Geisinger, St. Luke's announce plans for first joint venture hospital in Pennsylvania
Two healthcare systems have agreed to build and equally co-own a new hospital.
In a first of it's kind venture for Pennsylvania, Geisinger and St. Luke's University Health Network are partnering on a joint venture that will yield a new 80-bed acute care hospital equipped with an emergency department and a full range of specialties and hospital services, Geisinger announced.
The new hospital deal could serve as a blueprint for other regional systems who have mutual relationships in certain areas and who both want to expand their respective footprints.
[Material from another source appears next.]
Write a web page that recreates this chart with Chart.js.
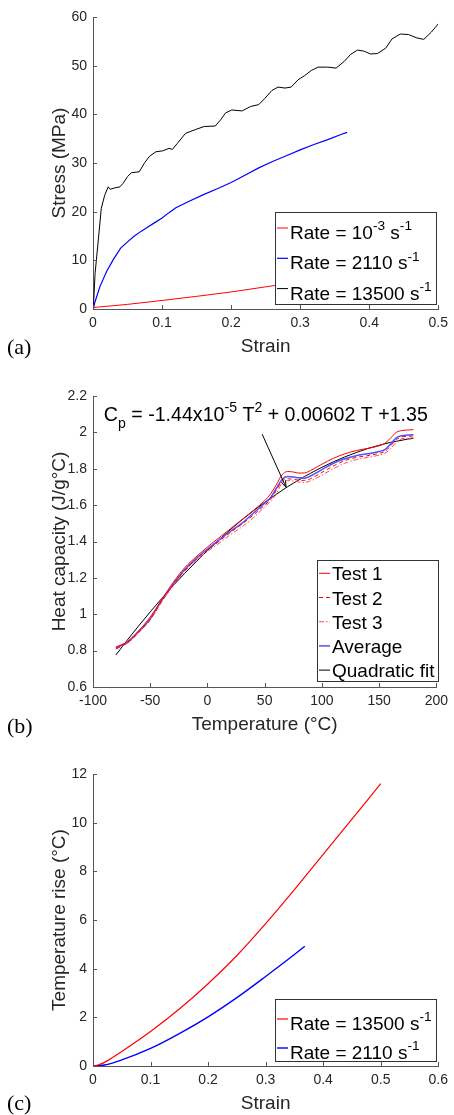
<!DOCTYPE html>
<html>
<head>
<meta charset="utf-8">
<script src="https://cdn.jsdelivr.net/npm/chart.js@4.4.0/dist/chart.umd.min.js"></script>
<style>
  body { margin: 0; background: #fff; width: 454px; height: 1115px; position: relative; overflow: hidden; }
  canvas { position: absolute; left: 0; }
  .tag { position: absolute; left: 7px; font: 22px "Liberation Serif", "Times New Roman", serif; line-height: 1; color: #000; }
</style>
</head>
<body>
<canvas id="chartA" width="454" height="370" style="top:0px"></canvas>
<canvas id="chartB" width="454" height="370" style="top:370px"></canvas>
<canvas id="chartC" width="454" height="375" style="top:740px"></canvas>
<div class="tag" style="top:336px">(a)</div>
<div class="tag" style="top:715px">(b)</div>
<div class="tag" style="top:1092px">(c)</div>
<script>
// (a) stress-strain
var strainSlow = [0, 0.05, 0.1, 0.15, 0.2, 0.25, 0.3, 0.35];
var stressSlow = [0.3, 0.95, 1.75, 2.6, 3.5, 4.55, 5.6, 6.8];

var strain2110 = [0, 0.003, 0.01, 0.02, 0.03, 0.04, 0.05, 0.06, 0.07, 0.08, 0.09, 0.1, 0.11, 0.115, 0.12, 0.14, 0.16, 0.18, 0.2, 0.22, 0.24, 0.26, 0.28, 0.3, 0.32, 0.34, 0.36, 0.368];
var stress2110 = [0, 1.5, 4.6, 7.8, 10.3, 12.5, 13.8, 15.0, 16.0, 16.9, 17.8, 18.7, 19.8, 20.3, 20.8, 22.2, 23.5, 24.7, 26.0, 27.5, 29.0, 30.3, 31.5, 32.7, 33.8, 34.8, 35.9, 36.3];

var strain13500 = [0, 0.001, 0.003, 0.0077, 0.012, 0.017, 0.022, 0.025, 0.032, 0.039, 0.0435, 0.05, 0.0555, 0.067, 0.075, 0.082, 0.091, 0.101, 0.11, 0.115, 0.122, 0.134, 0.149, 0.161, 0.177, 0.185, 0.192, 0.201, 0.216, 0.228, 0.24, 0.249, 0.259, 0.268, 0.278, 0.287, 0.297, 0.306, 0.316, 0.326, 0.34, 0.352, 0.364, 0.373, 0.383, 0.392, 0.402, 0.412, 0.424, 0.433, 0.445, 0.457, 0.469, 0.479, 0.49, 0.5];
var stress13500 = [0, 1.5, 7.3, 14.2, 20.7, 23.4, 25.1, 24.6, 24.9, 25.1, 25.8, 27.2, 28.0, 28.2, 30.1, 31.4, 32.3, 32.5, 33.0, 32.8, 34.0, 36.1, 36.9, 37.5, 37.6, 38.9, 40.3, 40.9, 40.7, 41.6, 42.0, 43.3, 44.9, 45.6, 45.4, 45.6, 47.1, 47.9, 49.0, 49.7, 49.7, 49.5, 50.9, 52.3, 53.2, 53.0, 52.4, 52.5, 53.6, 55.5, 56.5, 56.4, 55.7, 55.4, 56.9, 58.6];

// (b) heat capacity
var tempC = [-80, -70, -60, -50, -40, -30, -20, -10, 0, 10, 20, 30, 40, 50, 55, 60, 65, 70, 75, 80, 85, 90, 100, 110, 120, 130, 140, 150, 155, 160, 165, 170, 175, 180];
var cpTest1 = [0.82, 0.85, 0.91, 0.985, 1.08, 1.175, 1.255, 1.315, 1.37, 1.42, 1.47, 1.52, 1.57, 1.625, 1.66, 1.71, 1.765, 1.785, 1.782, 1.776, 1.777, 1.79, 1.825, 1.857, 1.882, 1.9, 1.912, 1.926, 1.94, 1.968, 2.0, 2.01, 2.013, 2.015];
var cpTest2 = [0.81, 0.842, 0.9, 0.97, 1.07, 1.16, 1.24, 1.3, 1.352, 1.4, 1.45, 1.495, 1.545, 1.6, 1.63, 1.68, 1.73, 1.745, 1.742, 1.737, 1.736, 1.745, 1.78, 1.815, 1.845, 1.862, 1.872, 1.885, 1.895, 1.925, 1.96, 1.975, 1.978, 1.98];
var cpTest3 = [0.81, 0.84, 0.9, 0.97, 1.07, 1.155, 1.235, 1.295, 1.345, 1.39, 1.437, 1.48, 1.53, 1.59, 1.62, 1.66, 1.72, 1.735, 1.732, 1.727, 1.725, 1.733, 1.765, 1.8, 1.83, 1.85, 1.862, 1.875, 1.885, 1.91, 1.945, 1.965, 1.968, 1.97];
var cpAverage = [0.815, 0.845, 0.905, 0.975, 1.075, 1.165, 1.245, 1.305, 1.358, 1.408, 1.455, 1.5, 1.555, 1.61, 1.64, 1.69, 1.74, 1.757, 1.755, 1.75, 1.748, 1.76, 1.795, 1.83, 1.855, 1.872, 1.882, 1.895, 1.905, 1.935, 1.97, 1.982, 1.985, 1.987];
var cpFit = [0.776, 0.858, 0.937, 1.013, 1.086, 1.157, 1.224, 1.288, 1.35, 1.409, 1.465, 1.518, 1.568, 1.615, 1.638, 1.659, 1.68, 1.701, 1.72, 1.739, 1.758, 1.775, 1.808, 1.838, 1.865, 1.889, 1.911, 1.929, 1.937, 1.945, 1.951, 1.957, 1.963, 1.967];

// (c) temperature rise
var strainRise13500 = [0, 0.01, 0.02, 0.05, 0.1, 0.15, 0.2, 0.25, 0.3, 0.35, 0.4, 0.45, 0.5];
var rise13500 = [0, 0.05, 0.15, 0.6, 1.42, 2.34, 3.38, 4.54, 5.85, 7.25, 8.7, 10.15, 11.6];
var strainRise2110 = [0, 0.02, 0.05, 0.1, 0.15, 0.2, 0.25, 0.3, 0.35, 0.368];
var rise2110 = [0, 0.04, 0.25, 0.72, 1.33, 2.02, 2.81, 3.68, 4.58, 4.92];

Chart.defaults.font.family = '"Liberation Sans", Arial, Helvetica, sans-serif';
Chart.defaults.animation = false;

function pts(xs, ys) {
  return xs.map(function (v, i) { return { x: v, y: ys[i] }; });
}

// text with ^{..} and _{..} like matlab tex
function drawTex(ctx, str, x, y, size, color) {
  var re = /([\^_])\{([^}]*)\}/g, last = 0, m, parts = [];
  while ((m = re.exec(str))) {
    if (m.index > last) parts.push([str.slice(last, m.index), 0]);
    parts.push([m[2], m[1] === '^' ? 1 : -1]);
    last = re.lastIndex;
  }
  if (last < str.length) parts.push([str.slice(last), 0]);
  ctx.fillStyle = color;
  ctx.textAlign = 'left';
  ctx.textBaseline = 'alphabetic';
  parts.forEach(function (p) {
    var s = p[1] ? size * 0.72 : size;
    ctx.font = s + 'px "Liberation Sans", Arial, sans-serif';
    var dy = p[1] > 0 ? -size * 0.45 : (p[1] < 0 ? size * 0.35 : 0);
    ctx.fillText(p[0], x, y + dy);
    x += ctx.measureText(p[0]).width;
  });
}

var inTicks = {
  id: 'inTicks',
  afterDraw: function (chart) {
    var ctx = chart.ctx, a = chart.chartArea, x = chart.scales.x, y = chart.scales.y;
    ctx.save();
    ctx.strokeStyle = '#555';
    ctx.lineWidth = 1;
    ctx.beginPath();
    x.ticks.forEach(function (t) {
      var px = Math.round(x.getPixelForValue(t.value)) + 0.5;
      ctx.moveTo(px, a.bottom); ctx.lineTo(px, a.bottom - 4);
    });
    y.ticks.forEach(function (t) {
      var py = Math.round(y.getPixelForValue(t.value)) + 0.5;
      ctx.moveTo(a.left, py); ctx.lineTo(a.left + 4, py);
    });
    ctx.stroke();
    ctx.restore();
  }
};

var boxLegend = {
  id: 'boxLegend',
  afterDatasetsDraw: function (chart, args, o) {
    var ctx = chart.ctx;
    ctx.save();
    ctx.fillStyle = '#fff';
    ctx.fillRect(o.x, o.y, o.w, o.h);
    ctx.strokeStyle = '#333';
    ctx.lineWidth = 1;
    ctx.strokeRect(o.x + 0.5, o.y + 0.5, o.w, o.h);
    chart.data.datasets.forEach(function (ds, i) {
      var ly = o.row0 + i * o.dy;
      ctx.strokeStyle = ds.borderColor;
      ctx.lineWidth = ds.borderWidth;
      ctx.setLineDash(ds.borderDash || []);
      ctx.beginPath();
      ctx.moveTo(o.x + 2, ly); ctx.lineTo(o.x + 13, ly);
      ctx.stroke();
      ctx.setLineDash([]);
      drawTex(ctx, ds.label, o.x + 15, ly + o.base, 19, '#000');
    });
    ctx.restore();
  }
};

var cpNote = {
  id: 'cpNote',
  afterDatasetsDraw: function (chart, args, o) {
    if (!o || !o.text) return;
    var ctx = chart.ctx, x = chart.scales.x, y = chart.scales.y;
    ctx.save();
    drawTex(ctx, o.text, x.getPixelForValue(o.textAt[0]), y.getPixelForValue(o.textAt[1]), 19.6, '#000');
    var x0 = x.getPixelForValue(o.from[0]), y0 = y.getPixelForValue(o.from[1]);
    var x1 = x.getPixelForValue(o.to[0]), y1 = y.getPixelForValue(o.to[1]);
    var ang = Math.atan2(y1 - y0, x1 - x0);
    ctx.strokeStyle = '#000';
    ctx.lineWidth = 1;
    ctx.beginPath();
    ctx.moveTo(x0, y0); ctx.lineTo(x1, y1);
    ctx.moveTo(x1 - 7 * Math.cos(ang - 0.35), y1 - 7 * Math.sin(ang - 0.35));
    ctx.lineTo(x1, y1);
    ctx.lineTo(x1 - 7 * Math.cos(ang + 0.35), y1 - 7 * Math.sin(ang + 0.35));
    ctx.stroke();
    ctx.restore();
  }
};

function fmt(v) { return String(parseFloat(v.toFixed(4))); }

function scales(xr, yr, xTitle, yTitle, xAxisH, xTitlePad) {
  return {
    x: {
      type: 'linear', min: xr[0], max: xr[1],
      ticks: { stepSize: xr[2], color: '#262626', font: { size: 14 }, padding: 6, maxRotation: 0, autoSkip: false, callback: fmt },
      grid: { display: false, drawTicks: false },
      border: { display: true, color: '#555', width: 1 },
      title: { display: true, text: xTitle, color: '#262626', font: { size: 19 }, padding: { top: 0, bottom: xTitlePad } },
      afterFit: function (s) { s.height = xAxisH; }
    },
    y: {
      type: 'linear', min: yr[0], max: yr[1],
      ticks: { stepSize: yr[2], color: '#262626', font: { size: 14 }, padding: 6, autoSkip: false, callback: fmt },
      grid: { display: false, drawTicks: false },
      border: { display: true, color: '#555', width: 1 },
      title: { display: true, text: yTitle, color: '#262626', font: { size: 19 }, padding: { top: 48, bottom: 0 } },
      afterFit: function (s) { s.width = 93; }
    }
  };
}

function baseOptions(sc, topPad, legend, note) {
  return {
    responsive: false,
    animation: false,
    layout: { padding: { left: 0, right: 12, top: topPad, bottom: 0 } },
    elements: { point: { radius: 0 } },
    scales: sc,
    plugins: {
      legend: { display: false },
      tooltip: { enabled: false },
      boxLegend: legend,
      cpNote: note || {}
    }
  };
}

new Chart(document.getElementById('chartA'), {
  type: 'line',
  data: {
    datasets: [
      { label: 'Rate = 10^{-3} s^{-1}', data: pts(strainSlow, stressSlow), borderColor: '#ff0000', borderWidth: 1, tension: 0 },
      { label: 'Rate = 2110 s^{-1}', data: pts(strain2110, stress2110), borderColor: '#0000ff', borderWidth: 1.2, tension: 0 },
      { label: 'Rate = 13500 s^{-1}', data: pts(strain13500, stress13500), borderColor: '#000000', borderWidth: 1, tension: 0 }
    ]
  },
  options: baseOptions(scales([0, 0.5, 0.1], [0, 60, 10], 'Strain', 'Stress (MPa)', 61, 12), 17,
    { x: 275, y: 212, w: 161, h: 92, row0: 228, dy: 30.3, base: 11 }),
  plugins: [inTicks, boxLegend]
});

new Chart(document.getElementById('chartB'), {
  type: 'line',
  data: {
    datasets: [
      { label: 'Test 1', data: pts(tempC, cpTest1), borderColor: '#ff0000', borderWidth: 1, cubicInterpolationMode: 'monotone' },
      { label: 'Test 2', data: pts(tempC, cpTest2), borderColor: '#ff0000', borderWidth: 1, borderDash: [4, 3], cubicInterpolationMode: 'monotone' },
      { label: 'Test 3', data: pts(tempC, cpTest3), borderColor: '#ff5050', borderWidth: 1, borderDash: [5, 2, 1.5, 2], cubicInterpolationMode: 'monotone' },
      { label: 'Average', data: pts(tempC, cpAverage), borderColor: '#5050ff', borderWidth: 1.5, cubicInterpolationMode: 'monotone' },
      { label: 'Quadratic fit', data: pts(tempC, cpFit), borderColor: '#000000', borderWidth: 1, cubicInterpolationMode: 'monotone' }
    ]
  },
  options: baseOptions(scales([-100, 200, 50], [0.6, 2.2, 0.2], 'Temperature (°C)', 'Heat capacity (J/g°C)', 53, 4), 26,
    { x: 317, y: 190, w: 121, h: 121, row0: 203.3, dy: 24.2, base: 7 },
    { text: 'C_{p} = -1.44x10^{-5} T^{2} + 0.00602 T +1.35', textAt: [-90.5, 2.062], from: [47.8, 1.99], to: [68.7, 1.698] }),
  plugins: [inTicks, boxLegend, cpNote]
});

new Chart(document.getElementById('chartC'), {
  type: 'line',
  data: {
    datasets: [
      { label: 'Rate = 13500 s^{-1}', data: pts(strainRise13500, rise13500), borderColor: '#ff0000', borderWidth: 1.2, cubicInterpolationMode: 'monotone' },
      { label: 'Rate = 2110 s^{-1}', data: pts(strainRise2110, rise2110), borderColor: '#0000ff', borderWidth: 1.4, cubicInterpolationMode: 'monotone' }
    ]
  },
  options: baseOptions(scales([0, 0.6, 0.1], [0, 12, 2], 'Strain', 'Temperature rise (°C)', 49, 0), 34,
    { x: 275, y: 259, w: 161, h: 62, row0: 279, dy: 29, base: 11 }),
  plugins: [inTicks, boxLegend]
});
</script>
</body>
</html>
Joint ventures like this mean the two systems can work together and mutually benefit from an arrangement that is not nearly as complicated or riddled with cost and logistical challenges as a merger.
The three story, 120,000 square-foot hospital will operate with funding and governance shared equally between the two nonprofit systems.
"We know that many patients are leaving Schuylkill and Berks counties for hospital services," Geisinger CEO David Feinberg, MD said. "Our partnership with St. Luke's will expand the range of healthcare services in that community but perhaps, more importantly, will offer convenience so that patients, including many of our Geisinger Health Plan members, will receive the care they need right where they live."
Geisinger and St. Luke's have a history of collaboration, with current partnerships including insurance and as of July 1, Geisinger will provide life flight service for the St. Luke's system as well.
St. Luke's network includes 14,000 employees that staff 10 hospitals and over 300 outpatient sites and an annual net revenue of $1.9 billion. Geisinger's system includes approximately 32,000 employees, including nearly 1,800 employed physicians, 13 hospital campuses, two research centers, and a 580,000-member health plan serving more than 3 million residents throughout central, south-central and northeast Pennsylvania, and in southern New Jersey at AtlantiCare.
For other healthcare systems watching this arrangement, this type of deal could forecast how well two systems i can integrate and work together, and whether their missions, ideals and protocols will be compatible enough to succeed.
The joint venture build will break ground this spring and is slated to to open in late 2019.